8. The Ld. AR further submitted during the set-aside assessment proceeding the address to where notices alleged to have been served remained vacant and therefore, the assessee could not reply to the notices issued by the AO. The assessee came to know about the issuance of notice when the Authorised Representative was served with the notice during his visit to the Income Tax Department for some other case. In fact, the last notice dated 11.12.2018 fixing case for hearing on 18.12.2018 when this was communicated by the Authorized Representative to the assessee, thereby a letter dated 28.12.2018 was filed seeking for time to represent the case. As the business operations had been closed down and there was no full time accountant to deal with the subject matter are the reason for seeking further time, which are bona fide in nature. In the above circumstances the additional evidences to be taken on record and appropriate orders to be passed and assessee is also undertaking to appear before the AO and cooperate with the assessment proceeding.

9. Per contra, the Ld. DR also has no objection in remanding the matter to the AO as a final opportunity only to entertain the additional evidences filed before the AO.

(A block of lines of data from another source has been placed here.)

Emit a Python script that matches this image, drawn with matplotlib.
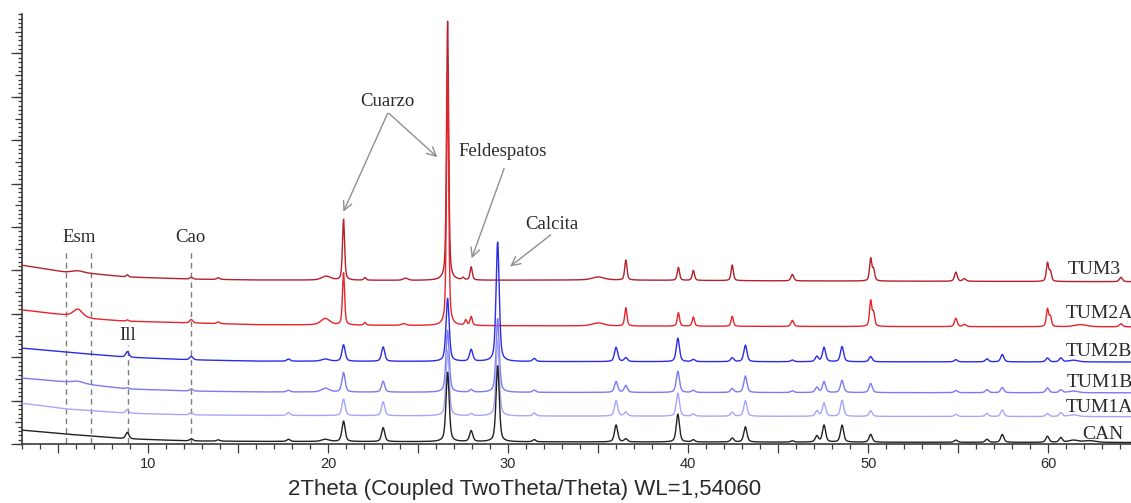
import numpy as np
import matplotlib
matplotlib.use("Agg")
import matplotlib.pyplot as plt
from matplotlib.ticker import MultipleLocator, FixedLocator, FuncFormatter, NullFormatter

# ---- diffractogram data (2theta in degrees, intensity in stacked axis units) ----
samples = ["TUM3", "TUM2A", "TUM2B", "TUM1B", "TUM1A", "CAN"]
colors = ["#b5202b", "#e9232b", "#2b2be8", "#7a7af5", "#a6a6fb", "#222222"]

# background level of each trace at a few 2theta positions
bg_x_red = [3, 5.4, 7.0, 8.8, 12.4, 16, 25, 35, 45, 64.6]
bg_tum3 = [4.12, 3.96, 3.92, 3.85, 3.80, 3.78, 3.77, 3.78, 3.76, 3.74]
bg_tum2a = [3.09, 2.97, 2.88, 2.83, 2.79, 2.75, 2.73, 2.72, 2.71, 2.70]
bg_x_blue = [3, 5.4, 8.8, 12.4, 16, 30, 64.6]
bg_tum2b = [2.21, 2.12, 2.00, 1.94, 1.91, 1.90, 1.89]
bg_tum1b = [1.52, 1.43, 1.27, 1.22, 1.20, 1.19, 1.18]
bg_tum1a = [0.94, 0.81, 0.71, 0.67, 0.66, 0.645, 0.63]
bg_can = [0.32, 0.23, 0.12, 0.07, 0.06, 0.05, 0.035]

# reflections: position, height above background, FWHM
pos_tum3 = [6.1, 8.85, 12.4, 13.9, 19.9, 20.86, 22.05, 24.3, 26.64, 27.5, 27.95, 35.0,
            36.54, 39.46, 40.29, 42.45, 45.79, 50.14, 50.30, 54.87, 55.35, 59.96, 60.12, 64.04]
hgt_tum3 = [0.05, 0.05, 0.04, 0.04, 0.09, 1.40, 0.06, 0.05, 5.97, 0.05, 0.30, 0.07,
            0.46, 0.30, 0.23, 0.36, 0.15, 0.51, 0.25, 0.21, 0.06, 0.42, 0.22, 0.10]
fw_tum3 = [0.8, 0.15, 0.2, 0.2, 0.6, 0.14, 0.15, 0.3, 0.14, 0.15, 0.15, 0.8,
           0.15, 0.15, 0.15, 0.15, 0.18, 0.15, 0.15, 0.18, 0.2, 0.15, 0.15, 0.2]

pos_tum2a = [6.1, 8.85, 12.4, 13.9, 19.85, 20.86, 22.05, 24.2, 26.64, 27.65, 27.95, 35.0,
             36.54, 39.46, 40.29, 42.45, 45.79, 50.14, 50.30, 54.87, 55.35, 59.96, 60.12,
             61.8, 64.04]
hgt_tum2a = [0.18, 0.03, 0.08, 0.04, 0.15, 1.20, 0.06, 0.04, 5.87, 0.12, 0.20, 0.07,
             0.42, 0.31, 0.21, 0.23, 0.14, 0.58, 0.30, 0.19, 0.05, 0.40, 0.22,
             0.05, 0.07]
fw_tum2a = [0.6, 0.15, 0.2, 0.2, 0.6, 0.14, 0.15, 0.3, 0.14, 0.15, 0.15, 0.8,
            0.15, 0.15, 0.15, 0.15, 0.18, 0.15, 0.15, 0.18, 0.2, 0.15, 0.15,
            0.8, 0.2]

pos_tum2b = [8.85, 12.4, 17.8, 19.85, 20.86, 23.06, 26.64, 27.95, 29.42, 31.45, 36.0,
             36.54, 39.43, 40.29, 42.45, 43.18, 45.79, 47.15, 47.55, 48.55, 50.14, 54.87,
             56.6, 57.45, 59.96, 60.7, 61.4]
hgt_tum2b = [0.13, 0.08, 0.05, 0.05, 0.38, 0.33, 1.45, 0.27, 2.75, 0.07, 0.33,
             0.09, 0.54, 0.05, 0.09, 0.38, 0.04, 0.12, 0.33, 0.35, 0.12, 0.05,
             0.07, 0.17, 0.09, 0.09, 0.04]

pos_tum1b = [6.1, 8.85, 12.4, 17.8, 19.85, 20.86, 23.06, 26.64, 27.95, 29.42, 31.45, 36.0,
             36.54, 39.43, 40.29, 42.45, 43.18, 45.79, 47.15, 47.55, 48.55, 50.14, 54.87,
             56.6, 57.45, 59.96, 60.7, 61.4]
hgt_tum1b = [0.05, 0.03, 0.05, 0.04, 0.09, 0.45, 0.25, 1.43, 0.06, 1.70, 0.05, 0.25,
             0.16, 0.49, 0.05, 0.09, 0.38, 0.04, 0.12, 0.25, 0.28, 0.21, 0.05,
             0.07, 0.12, 0.11, 0.07, 0.04]

pos_tum1a = [8.85, 12.4, 17.8, 20.86, 23.06, 26.64, 27.95, 29.42, 31.45, 36.0,
             36.54, 39.43, 40.29, 42.45, 43.18, 47.15, 47.55, 48.55, 50.14, 54.87,
             56.6, 57.45, 59.96, 60.7, 61.4]
hgt_tum1a = [0.09, 0.06, 0.07, 0.38, 0.32, 1.50, 0.05, 1.75, 0.07, 0.36,
             0.09, 0.53, 0.05, 0.09, 0.36, 0.12, 0.31, 0.37, 0.13, 0.05,
             0.07, 0.15, 0.07, 0.09, 0.04]

pos_can = [8.85, 12.4, 13.9, 17.8, 19.85, 20.86, 23.06, 26.64, 27.95, 29.42, 31.45, 36.0,
           36.54, 39.43, 40.29, 42.45, 43.18, 45.79, 47.15, 47.55, 48.55, 50.14, 54.87,
           56.6, 57.45, 59.96, 60.7, 61.4, 62.3]
hgt_can = [0.15, 0.05, 0.03, 0.05, 0.05, 0.47, 0.32, 1.60, 0.25, 1.75, 0.05, 0.39,
           0.07, 0.64, 0.05, 0.09, 0.35, 0.03, 0.14, 0.39, 0.39, 0.18, 0.05,
           0.07, 0.18, 0.14, 0.11, 0.05, 0.04]

# broad (clay / amorphous) humps in the calcite-rich samples; all other reflections share one width
broad_fwhm = {6.1: 0.8, 19.85: 0.5, 61.4: 0.6, 62.3: 0.8}
sharp_fwhm = 0.21

# phase markers
esm_lines = [5.44, 6.83]
cao_line = 12.39
ill_line = 8.87


def profile(x, positions, heights, widths):
    """Sum of pseudo-Voigt reflections with the given apex heights."""
    y = np.zeros_like(x)
    for p, h, w in zip(positions, heights, widths):
        hw = w / 2.0
        lor = 1.0 / (1.0 + ((x - p) / hw) ** 2)
        gau = np.exp(-np.log(2) * ((x - p) / hw) ** 2)
        y += h * (0.5 * lor + 0.5 * gau)
    return y


def widths_for(positions):
    return [broad_fwhm.get(p, sharp_fwhm) for p in positions]


two_theta = np.arange(3.0, 64.7, 0.005)
traces = {
    "TUM3": np.interp(two_theta, bg_x_red, bg_tum3) + profile(two_theta, pos_tum3, hgt_tum3, fw_tum3),
    "TUM2A": np.interp(two_theta, bg_x_red, bg_tum2a) + profile(two_theta, pos_tum2a, hgt_tum2a, fw_tum2a),
    "TUM2B": np.interp(two_theta, bg_x_blue, bg_tum2b) + profile(two_theta, pos_tum2b, hgt_tum2b, widths_for(pos_tum2b)),
    "TUM1B": np.interp(two_theta, bg_x_blue, bg_tum1b) + profile(two_theta, pos_tum1b, hgt_tum1b, widths_for(pos_tum1b)),
    "TUM1A": np.interp(two_theta, bg_x_blue, bg_tum1a) + profile(two_theta, pos_tum1a, hgt_tum1a, widths_for(pos_tum1a)),
    "CAN": np.interp(two_theta, bg_x_blue, bg_can) + profile(two_theta, pos_can, hgt_can, widths_for(pos_can)),
}

serif = ["Liberation Serif", "DejaVu Serif"]
sans = ["Liberation Sans", "DejaVu Sans"]
axis_col = "#3a3a3a"
text_col = "#2a2a2a"
arrow_col = "#8f8f8f"

fig = plt.figure(figsize=(11.31, 5.03), dpi=100)
ax = fig.add_axes([22 / 1131, 59 / 503, 1 - 22 / 1131, 430 / 503])
ax.set_xlim(3.0, 64.6)
ax.set_ylim(0, 9.91)

for name, col in zip(samples, colors):
    ax.plot(two_theta, traces[name], color=col, lw=1.0, zorder=3)

# sample names at the right end of each trace
label_pos = {"TUM3": (61.06, 4.03), "TUM2A": (60.95, 3.0), "TUM2B": (60.95, 2.13),
             "TUM1B": (61.0, 1.41), "TUM1A": (60.95, 0.85), "CAN": (61.89, 0.21)}
for name in samples:
    lx, ly = label_pos[name]
    ax.text(lx, ly, name, family=serif, fontsize=14, color=text_col,
            ha="left", va="center", zorder=4)

# phase markers
dash = dict(ls=(0, (4, 3)), color="#7d7d7d", lw=1.0, zorder=2)
for xv in esm_lines:
    ax.plot([xv, xv], [0.02, 4.47], **dash)
ax.plot([cao_line, cao_line], [0.02, 4.47], **dash)
ax.plot([ill_line, ill_line], [0.02, 2.28], **dash)
ax.text(6.17, 4.75, "Esm", family=serif, fontsize=13.5, color=text_col, ha="center", va="center")
ax.text(12.33, 4.75, "Cao", family=serif, fontsize=13.5, color=text_col, ha="center", va="center")
ax.text(8.89, 2.49, "Ill", family=serif, fontsize=13.5, color=text_col, ha="center", va="center")

# mineral annotations
arrow_kw = dict(arrowstyle="->", color=arrow_col, lw=1.0, mutation_scale=16,
                shrinkA=0, shrinkB=0)
ax.text(23.28, 7.90, "Cuarzo", family=serif, fontsize=13.5, color=text_col, ha="center", va="center")
ax.annotate("", xy=(20.85, 5.35), xytext=(23.31, 7.62), arrowprops=arrow_kw)
ax.annotate("", xy=(26.07, 6.61), xytext=(23.38, 7.62), arrowprops=arrow_kw)
ax.text(29.72, 6.73, "Feldespatos", family=serif, fontsize=13.5, color=text_col, ha="center", va="center")
ax.annotate("", xy=(27.98, 4.28), xytext=(29.78, 6.35), arrowprops=arrow_kw)
ax.text(32.44, 5.05, "Calcita", family=serif, fontsize=13.5, color=text_col, ha="center", va="center")
ax.annotate("", xy=(30.11, 4.09), xytext=(32.37, 4.82), arrowprops=arrow_kw)

# axes styling
for side in ("top", "right"):
    ax.spines[side].set_visible(False)
for side in ("left", "bottom"):
    ax.spines[side].set_color(axis_col)
    ax.spines[side].set_linewidth(1.2)

ax.xaxis.set_major_locator(MultipleLocator(5))
ax.xaxis.set_minor_locator(MultipleLocator(1))
ax.xaxis.set_major_formatter(FuncFormatter(lambda v, _: f"{int(round(v))}" if round(v) % 10 == 0 else ""))
ax.tick_params(axis="x", which="major", direction="out", length=6.2, width=0.9, color=axis_col,
               labelsize=10.5, labelcolor=text_col, pad=3)
ax.tick_params(axis="x", which="minor", direction="out", length=3.3, width=0.9, color=axis_col)
for lab in ax.get_xticklabels():
    lab.set_family(sans)

ax.yaxis.set_major_locator(MultipleLocator(0.5))
ax.yaxis.set_minor_locator(MultipleLocator(0.1))
ax.yaxis.set_major_formatter(NullFormatter())
ax.tick_params(axis="y", which="major", direction="out", length=5.2, width=0.9, color=axis_col)
ax.tick_params(axis="y", which="minor", direction="out", length=3.0, width=0.9, color=axis_col)

sec = ax.secondary_yaxis("left")
sec.spines["left"].set_visible(False)
sec.yaxis.set_major_locator(FixedLocator(np.arange(0, 10, 1)))
sec.yaxis.set_minor_locator(FixedLocator([]))
sec.yaxis.set_major_formatter(NullFormatter())
sec.tick_params(axis="y", which="major", direction="out", length=8, width=0.9, color=axis_col)

ax.set_xlabel("2Theta (Coupled TwoTheta/Theta) WL=1,54060", family=sans, fontsize=16,
              color=text_col)
ax.xaxis.set_label_coords((525 - 22) / 1109, -35 / 430)

fig.savefig("out.png", dpi=100)
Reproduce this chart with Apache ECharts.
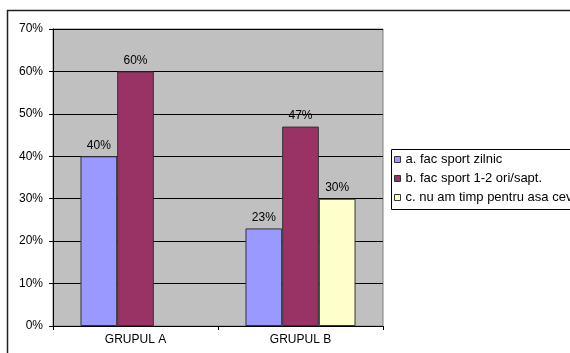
<!DOCTYPE html>
<html>
<head>
<meta charset="utf-8">
<script src="https://cdn.jsdelivr.net/npm/echarts@6/dist/echarts.min.js"></script>
<style>
  html, body { margin: 0; padding: 0; background: #fff; }
  #chart { width: 570px; height: 353px; }
</style>
</head>
<body>
<div id="chart"></div>
<script>
// Survey groups and answer shares (percent)
const categories = ['GRUPUL A', 'GRUPUL B'];
const seriesNames = ['a. fac sport zilnic', 'b. fac sport 1-2 ori/sapt.', 'c. nu am timp pentru asa ceva'];
const dailySport = [40, 23];
const weeklySport = [60, 47];
const noTime = [null, 30];
const yTicks = { min: 0, max: 70, interval: 10 };

const colors = ['#9999FF', '#993366', '#FFFFCC'];
const font = 'Liberation Sans, Arial, sans-serif';
const values = [dailySport, weeklySport, noTime];

const chart = echarts.init(document.getElementById('chart'), null, { renderer: 'canvas' });

chart.setOption({
  animation: false,
  backgroundColor: '#ffffff',
  textStyle: { fontFamily: font },
  grid: {
    left: 53, right: 187, top: 29, bottom: 27,
    containLabel: false,
    show: true,
    backgroundColor: '#C0C0C0',
    borderColor: '#808080',
    borderWidth: 1
  },
  xAxis: {
    type: 'category',
    data: categories,
    axisLine: { lineStyle: { color: '#000', width: 1 } },
    axisTick: { show: true, length: 4, lineStyle: { color: '#000' } },
    axisLabel: { color: '#000', fontSize: 12, margin: 8, fontFamily: font },
    splitLine: { show: false }
  },
  yAxis: {
    type: 'value',
    min: yTicks.min, max: yTicks.max, interval: yTicks.interval,
    axisLine: { show: true, lineStyle: { color: '#000', width: 1 } },
    axisTick: { show: true, length: 4, lineStyle: { color: '#000' } },
    axisLabel: { color: '#000', fontSize: 12, margin: 10, formatter: '{value}%', fontFamily: font },
    splitLine: { show: true, lineStyle: { color: '#000', width: 1 } }
  },
  legend: {
    orient: 'vertical',
    left: 394, top: 153,
    padding: 0,
    itemWidth: 6, itemHeight: 6,
    itemGap: 6,
    icon: 'rect',
    itemStyle: { borderColor: '#333', borderWidth: 1 },
    textStyle: { color: '#000', fontSize: 13, fontFamily: font },
    data: seriesNames
  },
  graphic: [
    {
      type: 'rect', silent: true, z: 100,
      shape: { x: 7.5, y: 10.5, width: 700, height: 500 },
      style: { fill: 'none', stroke: '#222', lineWidth: 1.5 }
    },
    {
      type: 'rect', silent: true, z: 100,
      shape: { x: 391.5, y: 149.5, width: 300, height: 60 },
      style: { fill: 'none', stroke: '#000', lineWidth: 1 }
    }
  ],
  series: seriesNames.map((name, i) => ({
    name,
    type: 'bar',
    data: values[i],
    barGap: '0%',
    barCategoryGap: '33.3%',
    itemStyle: { color: colors[i], borderColor: '#333', borderWidth: 1 },
    label: {
      show: true,
      position: 'top',
      distance: 5,
      color: '#000',
      fontSize: 12,
      fontFamily: font,
      formatter: '{c}%'
    }
  }))
});
</script>
</body>
</html>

10. We have given our careful consideration, considering the explanation offered by the assessee we hereby set-aside the order passed by the CIT(A) and remand the matter back to the AO to look into additional evidences filed by the assessee for the first time and pass appropriate orders in accordance with law. Needless to state the assessee should avail this final opportunity and cooperate with the AO for framing the fresh assessment order.

11. In the result, the appeal filed by the assessee is allowed for statistical purposes.

Order pronounced in the Court on 06th May, 2022 at Ahmedabad.